Oh, that’s another thing. What exactly was going through your head when you were going into your dad’s tomb to meet up with the Phantom? So you were thinking that your dad sent this guy, but also maybe that he was your dad and summoning you? In a sexual way? Look, honey, I don’t really want to know, but all I’m going to say is, therapy.

And look, Raoul seems great, really. Handsome and rich, what could be better? I’m not really sure why he calls you Lotte when your name is Christine, but hey, that’s between you two. But don’t you think it’s maybe not such a great idea to jump right on into a relationship with a controlling guy when you’re clearly already working through some stuff with another guy who loves controlling you? I mean, Raoul doesn’t even listen to you when he’s all “come to dinner, Lotte” and you’re like “I can’t, there’s a guy in my mirror who tells me what to do and he’ll be mad” and he’s like “ha ha ha, whatever, I’ll be back in a jiff to take you to dinner.” And then later he pushes you back onstage to be with the phantom in his creepy sex duet! That is not a supportive partner, Christine! And look, I know that you guys were happy at the end to have escaped the Phantom’s evil lair, but did you guys have to go off singing your love duet? Couldn’t you have waited until you, say, got upstairs? That was a little insensitive, Christine. I mean, I know he’s a creepy obsessive basement-dwelling murderer, but he’s got feelings too.

But all this stuff is really secondary. What I’m really wondering, Christine, is what YOU want. It’s a heady time – you’re so talented and beautiful and special, and I’m so glad it’s all working out for you with the whole opera star thing.
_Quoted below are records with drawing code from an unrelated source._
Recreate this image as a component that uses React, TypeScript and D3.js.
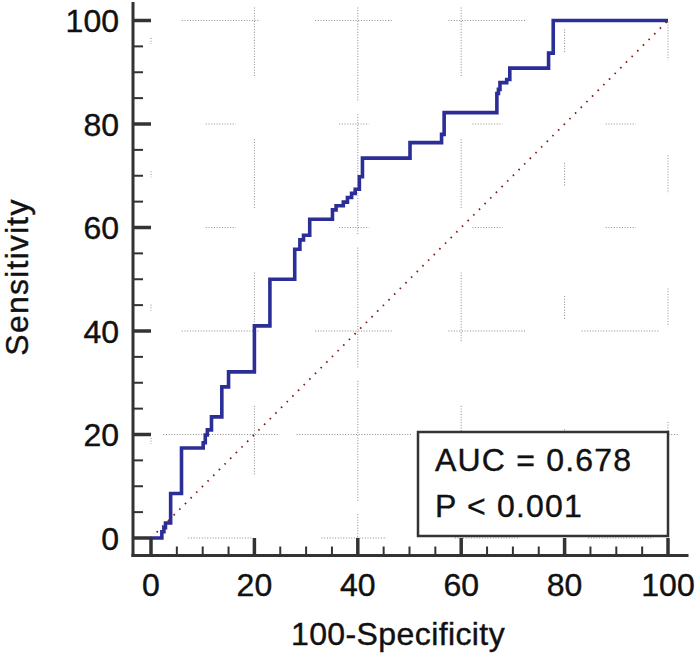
import React from 'react';
import * as d3 from 'd3';

// ROC operating points (100-Specificity, Sensitivity), drawn as steps
const fpr = [0, 2.1, 2.5, 2.8, 3.8, 5.9, 10.1, 10.5, 10.9, 11.7, 13.7, 15.0, 20.0, 23.0, 27.8, 28.8, 29.5, 30.7, 35.1, 35.8, 37.2, 38.0, 38.8, 39.5, 40.3, 40.9, 50.1, 56.2, 56.7, 66.9, 67.2, 67.5, 68.8, 69.4, 76.9, 77.8, 100];
const tpr = [0, 1.2, 2.0, 2.9, 8.6, 17.4, 18.4, 19.9, 20.9, 23.4, 29.2, 32.1, 41.0, 50.0, 55.8, 57.6, 58.5, 61.6, 63.4, 64.2, 64.9, 65.8, 66.6, 67.4, 69.8, 73.4, 76.4, 78.0, 82.2, 85.9, 86.7, 88.0, 88.6, 90.8, 93.7, 100, 100];

const majorTicks = [0, 20, 40, 60, 80, 100];
const minorTicks = [5, 10, 15, 25, 30, 35, 45, 50, 55, 65, 70, 75, 85, 90, 95];
const aucLines = ['AUC = 0.678', 'P < 0.001'];
const xTitle = '100-Specificity';
const yTitle = 'Sensitivity';

const W = 700;
const H = 660;
const FONT = '"Liberation Sans", Arial, sans-serif';

// faded dotted grid, visible in periodic windows like the original export
const gridPeriod = 133.3;
const hWindow: Record<number, number> = { 0: 65, 20: 115, 40: 78, 60: 30, 80: 30, 100: 78 };
const vWindow: Record<number, number> = { 0: 6, 20: 70, 40: 120, 60: 70, 80: 23, 100: 38 };

export default function App() {
  const x = d3.scaleLinear().domain([0, 100]).range([151, 668]);
  const y = d3.scaleLinear().domain([0, 100]).range([538, 20.5]);

  const axisX = x(0) - 18;
  const axisY = y(0) + 17.5;
  const axisTop = y(100) - 17;
  const axisRight = x(100) + 19;

  const line = d3.line<number>()
    .x((_, i) => x(fpr[i]))
    .y(d => y(d))
    .curve(d3.curveStepAfter);

  // grid segments
  const gridSegs: { x1: number; y1: number; x2: number; y2: number }[] = [];
  majorTicks.forEach(v => {
    const w = hWindow[v];
    const yy = y(v);
    for (let c = x(13.5) - gridPeriod; c < axisRight + gridPeriod; c += gridPeriod) {
      const a = Math.max(axisX + 4, c - w / 2);
      const b = Math.min(axisRight, c + w / 2);
      if (b > a) gridSegs.push({ x1: a, y1: yy, x2: b, y2: yy });
    }
  });
  majorTicks.forEach(v => {
    const w = vWindow[v];
    const xx = x(v);
    for (let c = y(100) + 20.5; c < axisY + gridPeriod; c += gridPeriod) {
      const a = Math.max(axisTop + 4, c - w / 2);
      const b = Math.min(axisY - 2, c + w / 2);
      if (b > a) gridSegs.push({ x1: xx, y1: a, x2: xx, y2: b });
    }
  });

  const boxRight = x(100);
  const boxBottom = y(0) - 2;
  const boxW = 250;
  const boxH = 104;

  return (
    <svg width={W} height={H} style={{ position: 'absolute', left: 0, top: 0, background: '#fff' }}>
      <rect width={W} height={H} fill="#fff" />
      <g stroke="#8a8a8a" strokeWidth={1} strokeDasharray="1 1.7">
        {gridSegs.map((s, i) => (
          <line key={i} x1={s.x1} y1={s.y1} x2={s.x2} y2={s.y2} />
        ))}
      </g>

      {/* diagonal reference line */}
      <line x1={x(0)} y1={y(0)} x2={x(100)} y2={y(100)} stroke="#8b1a1a" strokeWidth={1.8}
        strokeDasharray="1.6 6.4" />

      {/* ROC curve */}
      <path d={line(tpr) || ''} fill="none" stroke="#2b2e96" strokeWidth={3.6} strokeLinejoin="miter" />

      {/* axes */}
      <g stroke="#333" strokeLinecap="square">
        <line x1={axisX} y1={axisTop} x2={axisX} y2={axisY} strokeWidth={3} />
        <line x1={axisX} y1={axisY} x2={axisRight} y2={axisY} strokeWidth={3} />
        {majorTicks.map(t => (
          <line key={'ym' + t} x1={axisX} x2={x(0)} y1={y(t)} y2={y(t)} strokeWidth={3.5} strokeLinecap="butt" />
        ))}
        {minorTicks.map(t => (
          <line key={'yn' + t} x1={axisX} x2={axisX + 10} y1={y(t)} y2={y(t)} strokeWidth={2} strokeLinecap="butt" />
        ))}
        {majorTicks.map(t => (
          <line key={'xm' + t} x1={x(t)} x2={x(t)} y1={axisY} y2={y(0)} strokeWidth={3.5} strokeLinecap="butt" />
        ))}
        {minorTicks.map(t => (
          <line key={'xn' + t} x1={x(t)} x2={x(t)} y1={axisY} y2={axisY - 9} strokeWidth={2} strokeLinecap="butt" />
        ))}
      </g>

      {/* tick labels */}
      <g fontFamily={FONT} fontSize={32} fill="#111" stroke="#111" strokeWidth={0.4}>
        {majorTicks.map(t => (
          <text key={'yl' + t} x={119} y={y(t) + 11.5} textAnchor="end">{t}</text>
        ))}
        {majorTicks.map(t => (
          <text key={'xl' + t} x={x(t)} y={596} textAnchor="middle">{t}</text>
        ))}
        <text x={398} y={645} textAnchor="middle" letterSpacing={0.4}>{xTitle}</text>
        <text transform={`translate(28, ${277}) rotate(-90)`} textAnchor="middle" letterSpacing={1.2}>{yTitle}</text>
      </g>

      {/* AUC box */}
      <rect x={boxRight - boxW} y={boxBottom - boxH} width={boxW} height={boxH}
        fill="#fff" stroke="#333" strokeWidth={2.5} />
      <g fontFamily={FONT} fontSize={32} fill="#111" stroke="#111" strokeWidth={0.4} letterSpacing={1.2}>
        {aucLines.map((s, i) => (
          <text key={s} x={boxRight - boxW + 17} y={boxBottom - boxH + 38.5 + i * 46.5}>{s}</text>
        ))}
      </g>
    </svg>
  );
}
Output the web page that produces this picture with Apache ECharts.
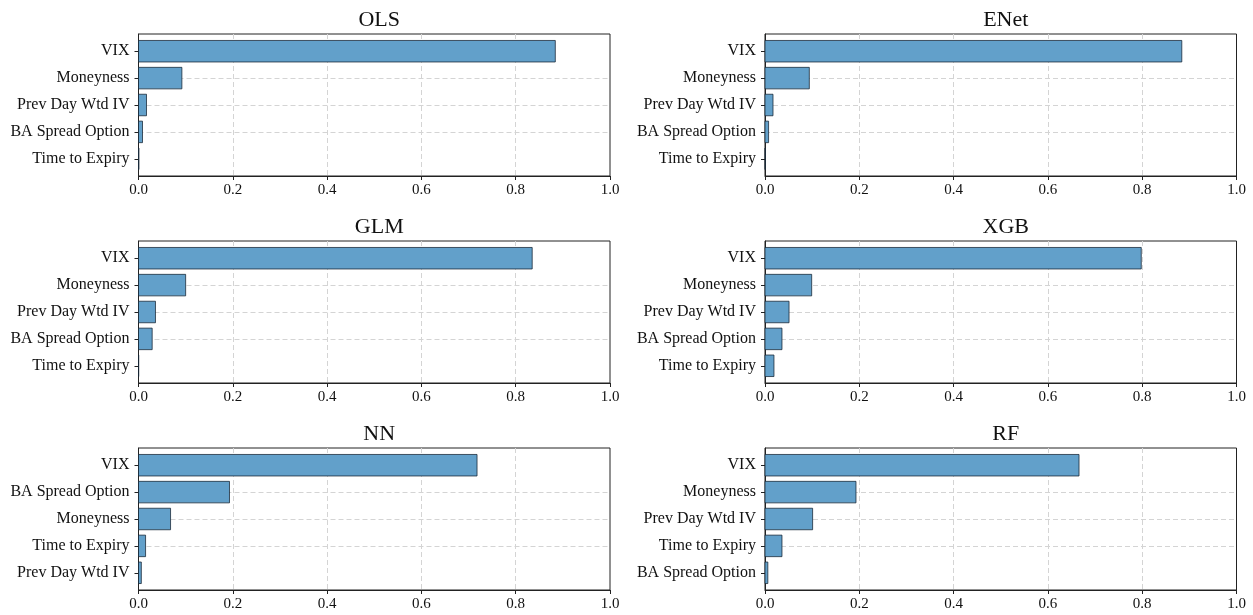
<!DOCTYPE html>
<html>
<head>
<meta charset="utf-8">
<script src="https://cdn.jsdelivr.net/npm/echarts@6/dist/echarts.min.js"></script>
<style>
html,body{margin:0;padding:0;background:#fff;}
#c{width:1253px;height:615px;}
</style>
</head>
<body>
<div id="c"></div>
<script>
// Model names (panel titles)
const models = ['OLS', 'ENet', 'GLM', 'XGB', 'NN', 'RF'];

// Features per panel, listed top to bottom
const olsFeatures  = ['VIX', 'Moneyness', 'Prev Day Wtd IV', 'BA Spread Option', 'Time to Expiry'];
const enetFeatures = ['VIX', 'Moneyness', 'Prev Day Wtd IV', 'BA Spread Option', 'Time to Expiry'];
const glmFeatures  = ['VIX', 'Moneyness', 'Prev Day Wtd IV', 'BA Spread Option', 'Time to Expiry'];
const xgbFeatures  = ['VIX', 'Moneyness', 'Prev Day Wtd IV', 'BA Spread Option', 'Time to Expiry'];
const nnFeatures   = ['VIX', 'BA Spread Option', 'Moneyness', 'Time to Expiry', 'Prev Day Wtd IV'];
const rfFeatures   = ['VIX', 'Moneyness', 'Prev Day Wtd IV', 'Time to Expiry', 'BA Spread Option'];

// Importance values (same order as the feature lists)
const olsValues  = [0.884, 0.092, 0.017, 0.0085, 0.001];
const enetValues = [0.884, 0.094, 0.017, 0.0076, 0.0005];
const glmValues  = [0.835, 0.100, 0.036, 0.029, 0.0005];
const xgbValues  = [0.798, 0.099, 0.051, 0.036, 0.019];
const nnValues   = [0.718, 0.193, 0.068, 0.015, 0.006];
const rfValues   = [0.666, 0.193, 0.101, 0.036, 0.006];

// X tick labels
const xTicks = [0, 0.2, 0.4, 0.6, 0.8, 1.0];

const featureSets = [olsFeatures, enetFeatures, glmFeatures, xgbFeatures, nnFeatures, rfFeatures];
const valueSets = [olsValues, enetValues, glmValues, xgbValues, nnValues, rfValues];

const FONT = 'Liberation Serif';
const lefts = [138.5, 765];
const tops = [34, 241, 448];
const W = 471.5, H = 142;

const grids = [], xAxes = [], yAxes = [], series = [], titles = [];
models.forEach((m, i) => {
  const col = i % 2, row = Math.floor(i / 2);
  const feats = featureSets[i];
  grids.push({
    left: lefts[col], top: tops[row], width: W, height: H,
    show: true, borderColor: '#222', borderWidth: 1, backgroundColor: 'transparent'
  });
  titles.push({
    text: m, left: lefts[col] + W / 2, top: tops[row] - 30, textAlign: 'center',
    textStyle: { fontFamily: FONT, fontSize: 22, fontWeight: 'normal', color: '#111' }
  });
  xAxes.push({
    type: 'value', gridIndex: i, min: 0, max: 1, interval: 0.2,
    axisLine: { show: true, onZero: false, lineStyle: { color: '#222', width: 1 } },
    axisTick: { show: true, length: 4, lineStyle: { color: '#222' } },
    axisLabel: { fontFamily: FONT, fontSize: 15, color: '#111', margin: 7,
      customValues: xTicks,
      formatter: v => v.toFixed(1) },
    splitLine: { show: true, showMinLine: false, showMaxLine: false,
      lineStyle: { color: '#d4d4d4', type: [5, 3], width: 1 } }
  });
  yAxes.push({
    type: 'value', gridIndex: i, min: -0.64, max: 4.64, inverse: true,
    axisLine: { show: true, onZero: false, lineStyle: { color: '#222', width: 1 } },
    axisTick: { show: true, length: 4, lineStyle: { color: '#222' }, customValues: [0, 1, 2, 3, 4] },
    axisLabel: { fontFamily: FONT, fontSize: 16, color: '#111', margin: 9,
      customValues: [0, 1, 2, 3, 4],
      formatter: v => feats[Math.round(v)] },
    splitLine: { show: true, showMinLine: false, showMaxLine: false,
      lineStyle: { color: '#d4d4d4', type: [5, 3], width: 1 } }
  });
  series.push({
    type: 'custom', xAxisIndex: i, yAxisIndex: i,
    encode: { x: 0, y: 1 },
    data: valueSets[i].map((v, k) => [v, k]),
    renderItem: function (params, api) {
      const p0 = api.coord([0, api.value(1)]);
      const p1 = api.coord([api.value(0), api.value(1)]);
      const h = Math.abs(api.size([0, 0.8])[1]);
      return {
        type: 'rect',
        shape: { x: p0[0], y: p0[1] - h / 2, width: p1[0] - p0[0], height: h },
        style: { fill: '#62a0ca', stroke: 'rgba(20,35,50,0.75)', lineWidth: 1 }
      };
    },
    z: 3
  });
});

const chart = echarts.init(document.getElementById('c'), null, { renderer: 'canvas' });
chart.setOption({
  animation: false,
  backgroundColor: '#fff',
  title: titles,
  grid: grids,
  xAxis: xAxes,
  yAxis: yAxes,
  series: series
});
</script>
</body>
</html>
But is that even what you want? I mean, you don’t seem to know which man you want, or whether you want either. You don’t even want to sing initially – Mrs. Danvers and the Degas girl have to push you to do it. The only thing you seem to want in the whole show is to have your father back (which, let’s be honest, isn’t going to happen unless there is some zombie sequel, and please god I hope there isn’t a zombie sequel), and to have someone who can take you away from all this. But there is someone who can take you away from all this, Christine – you. You don’t have to sing if you don’t want to. In fact, I think maybe you shouldn’t. I think maybe you should just leave all this opera stuff behind, dump those two losers, and go find out who Christine is for a while on a beach in Hawaii or backpacking across Europe or something. Just, you know, maybe not in Coney Island, mmkay?